La grande différence demeure sur le terme « infractions graves » prévu à l’art. 141 al. 2 CPP. En effet, seuls les crimes, soit les infractions passibles d’une peine privative de liberté de plus de trois ans (art. 10 al. 2 CP), et quelques autres cas en matière de stupéfiants entrent dans cette catégorie.
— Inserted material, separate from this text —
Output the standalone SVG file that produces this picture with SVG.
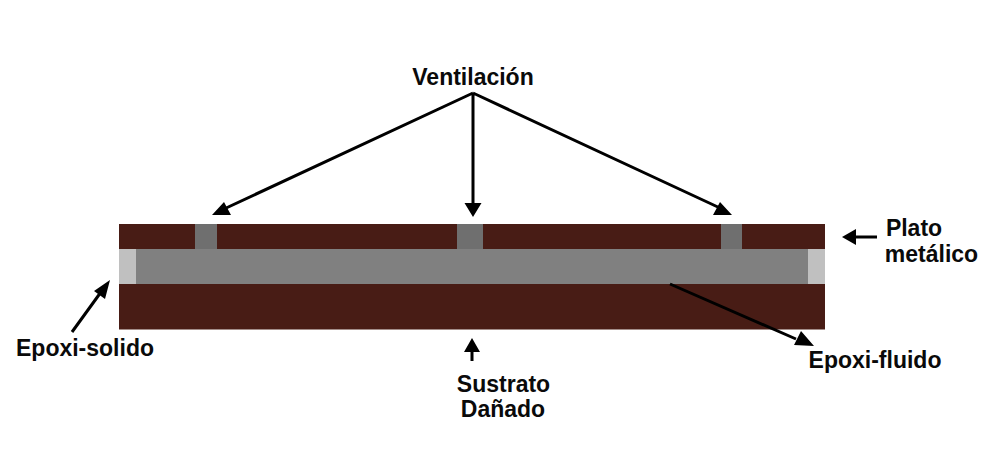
<svg xmlns="http://www.w3.org/2000/svg" width="1003" height="449" viewBox="0 0 1003 449">
<style>
text{font-family:"Liberation Sans",Arial,sans-serif;font-weight:bold;font-size:23px;fill:#0a0a0a;text-anchor:middle}
.plate{fill:#481c15}.vent{fill:#6f6f6f}.fluid{fill:#808080}.solid{fill:#c0c0c0}
.c{stroke:#000;stroke-width:3;fill:none}
.h{fill:#000}
</style>
<rect width="1003" height="449" fill="#fff"/>
<g id="plato-metalico">
<rect class="plate" x="119" y="224" width="706" height="25"/>
<text x="914" y="236">Plato</text><text x="931.500" y="262">metálico</text>
</g>
<g id="sustrato">
<rect class="plate" x="119" y="284" width="706" height="45.500"/>
<text x="503.500" y="392">Sustrato</text><text x="503" y="417">Dañado</text>
</g>
<g id="epoxi-fluido">
<rect class="fluid" x="136" y="249" width="672" height="35"/>
<text x="875" y="368">Epoxi-fluido</text>
</g>
<g id="epoxi-solido">
<rect class="solid" x="119" y="249" width="17" height="35"/>
<rect class="solid" x="808" y="249" width="17" height="35"/>
<text x="85" y="356">Epoxi-solido</text>
</g>
<g id="ventilacion">
<rect class="vent" x="195" y="224" width="22" height="25"/>
<rect class="vent" x="457" y="224" width="26" height="25"/>
<rect class="vent" x="721" y="224" width="21" height="25"/>
<text x="473" y="85">Ventilación</text>
</g>
<g id="connectors">
<path class="c" d="M473 93L224 209M473 93V204M473 93L720 208M72 332L101 292M670 284L796 339M877 237H856M472 361V351"/>
<path class="h" d="M212 215L231 215L224 202ZM473 217L464.500 203H481.500ZM732 215L713 215L720 202ZM110 280L94 291L105 299ZM814 346L801 331L794 345ZM842 237L856 229V245ZM472 338L464 352H480Z"/>
</g>
</svg>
Il peut arriver que l’autorité recueille un moyen de preuve de manière illicite (par exemple, des écoutes téléphoniques sans respecter la procédure). Dans ce cas, on admettra moins facilement la production d’une telle preuve de la part d’une autorité plutôt que d’un particulier. Dans tous les cas, on admet l’exploitation d’une preuve obtenue d’une manière pénalement répréhensible par un particulier lorsqu’elle aurait pu être obtenue licitement par l’autorité s’il avait été fait appel à elle (tel ne serait pas le cas par exemple des aveux obtenus sous la torture).

Qu’en est-il du particulier représenté par un avocat?

S’il apparaît qu’en matière pénale, en tout cas, le particulier bénéficie d’une indulgence particulière, qu’en est-il s’il est représenté par un avocat qui est au courant du caractère illicite du moyen de preuve produit?

Outre le risque d’une plainte pénale déposée à son encontre, l’avocat risque également une sanction disciplinaire en vertu de l’art. 12 let. a LLCA. En effet, le devoir de diligence qui lui est imposé par cet article l’oblige à défendre les intérêts de son client en utilisant les moyens légaux à sa disposition.

Dans tous les cas, l’avocat devra démontrer de manière très précise que les conditions de l’art. 152 al. 2 CPC en matière civile ou de l’art. 141 al. 2 CPP en matière pénale sont strictement remplies. Il ne bénéficiera évidemment pas de la même indulgence qu’un particulier vu ses connaissances juridiques.

Dans les causes de nature patrimoniale, le Tribunal fédéral a même retenu que l’intérêt à la découverte de la vérité matérielle grâce à un moyen de preuve illicite ne pouvait prévaloir face à l’intérêt public au respect strict d’une des règles déduites de l’art. 12 let. a LLCA.

Conclusion

Que ce soit un particulier seul ou représenté par un avocat, la prudence est de mise avant toute utilisation d’un moyen de preuve obtenu de manière illicite.

Il faut également garder en tête le risque d’une procédure pénale à l’encontre de celui qui produit une telle preuve avec à la clé une condamnation possible.

Il faut donc toujours bien se demander si la manifestation de la vérité pourrait être obtenue d’une autre manière (licite) et surtout si «le jeu en vaut la chandelle».